Written By: Eliza Berman
The casual student of history might not look to Frederick Douglass for wisdom on the power of photography. The abolitionist is best known for his unmatched talent for oration, and when he died in 1895, the medium was still an evolving technology. But Douglass knew that photography had a quality that couldn’t always be found in other art forms. He touched on the transformative energy of the image when he wrote in 1864 that making pictures enables us to “see what ought to be by the reflection of what is, and endeavor to remove the contradiction.”
Douglass’ words introduce a selection of some of the most iconic photographs of African American history in the book Through the African American Lens, curated by Smithsonian’s National Museum of African American History and Culture. The book is the first in a series, and based on an exhibit of the same name that opened in 2015.
“The book essentially reflects the vastness and the dynamism that is the subject matter for the museum,” says Rhea Combs, Curator of Film and Photography at the museum, who led the team that distilled a collection of 15,000 images into the 60 photographs that make the book. While future books will delve into more specific themes in Black history, like the civil rights movement and Black women, the first book takes a sweeping look at more than 150 years of the vast and varied set of African American experiences in America.
Throughout history, photographs have afforded African Americans a way of “inserting themselves into a conversation,” Combs says, especially in a society “that oftentimes dismissed them or discounted them.”
The images reveal how agency can be created in the space between lens and subject. “There is a real, conscientious effort with individuals that are standing in front of the camera to present themselves in a way that shows a regality, a fortitude, a resolve,” she says. Whenever Douglass was photographed, he made sure to see the photographs before they were distributed, as he knew the importance of controlling his image. During the mid-nineteenth century, abolitionists mailed out photographs of slaves in an effort to change hearts and minds on the matter of abolition.

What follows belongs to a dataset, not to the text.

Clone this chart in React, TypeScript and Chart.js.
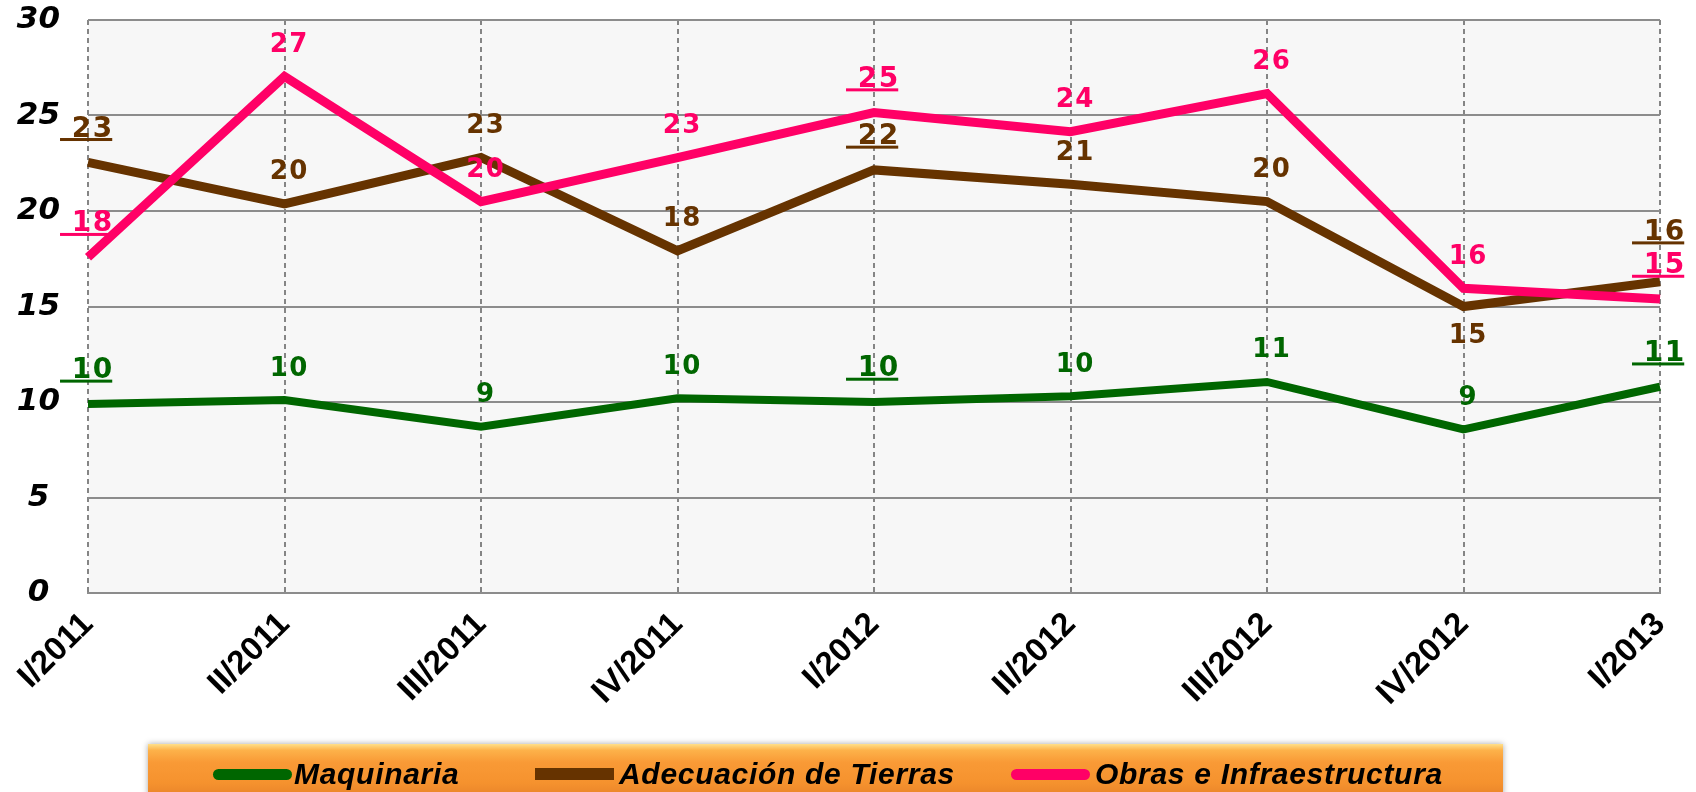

Many of the photographs were taken by photographers who were not African American themselves. When Wayne Miller, a white photographer, knocked on the doors of black Chicagoans in the 1940s, he earned their trust through conversation rather than setting out to conduct an anthropological study. Though this was certainly not always the case, and the relationship between subject and photographer can be quite complicated, “I think the agency was definitely in their gaze at the camera instead of the camera recording them,” says Combs.
Sixty might sound like an impossibly small number of images to capture all of African American history. But the images Combs and her team selected speak volumes. A 1938 photograph of a Harlem Elks Parade shows, rather than the parade itself, the sense of community and togetherness among its spectators. Images of exile in the form of James Baldwin and Eldridge Cleaver speak to, in Combs’ words, “freedom movements that are part of American history, but didn’t occur on American soil.”
LIFE photographer Eliot Elisofon’s photo of Zack Brown photographing two men in Harlem is a fitting choice for the book’s cover. In it, a black photographer, behind the lens, documents the dapper and dignified appearance of two black men in Harlem. The photograph is about urban life and the Great Migration, but it’s also about photography itself: that interplay between the voyeurism of viewers and the self-awareness of subjects that brings a static image to life nearly 80 years later.
Many of the photographs have this sense of immediacy, a sometimes startling relevance that belies their age. In a picture taken by Dave Mann of Emmett Till’s funeral in 1955, Till’s mother clutches a handkerchief in one hand and extends the other, searching, it seems, for balance. The track of a single tear, which appears to have fallen just before the shutter was clicked, is visible on her face.
“Especially on the heels of things that are happening now,” says Combs, “this story unfortunately how many years later feels very, very familiar.”